Jazz trumpeter and music writer Sudhalter (Lost Chords, 1999) details with considerable musical analysis the rise of an especially American tunesmith.
Hoagland Howard Carmichael (1899–1981) was born in the heartland of the nation, between the hot jazz capitals of Chicago and New Orleans. With him was born a special kind of easy and tuneful popular music: think “Rockin’ Chair,” “Skylark,” “Buttermilk Sky,” “Georgia on My Mind,” and, of course, “Stardust,” frequently proclaimed the best popular song ever written back when popular songs mattered. Hoagy always retained his Hoosier values, sentiments, and prejudices. In the same trade as Tin Pan Alley and Broadway contemporaries Berlin, Porter, Arlen, Kern, and Gershwin, Carmichael had his own persona, less urban and more midwestern, much in the vein of fellow Indianan James Whitcomb Riley.
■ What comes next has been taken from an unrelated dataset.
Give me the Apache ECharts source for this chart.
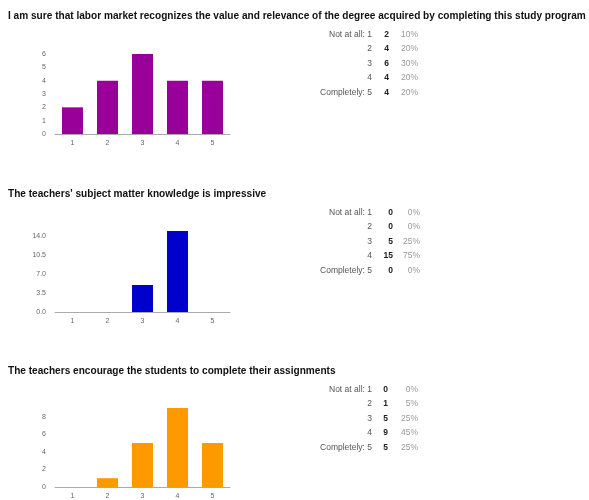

That nature enabled him to pursue a career in Hollywood as a successful character actor as well as a composer. A natural at the upright and the prototypical singer/songwriter/performer, he was never proficient in reading or writing music. But the talented autodidact worked with the best in the business; their names, including Johnny Mercer, Louis Armstrong, and particularly Bix Beiderbecke, form an evocative catalogue. As it did to many, the advent of rock ’n’ roll finally sent the old music master to his rocking chair. Sudhalter’s biography is researched well enough to debunk much of the composer’s reminisces (one claim is labeled “hogwash”). Included are staves and staves of examples and musical dissection; we are instructed, for example, that the first bars of “Hong Kong Blues” lack chromatic steps and avoid the subdominant (fourth) and leading tone (seventh). Readers who aren’t entirely proficient in musical theory will want to seize the recordings that will be released simultaneously with the biography. So may everyone, come to think of it.
Despite occasionally reading like program notes or liner text, an apt and able bio of a singular talent.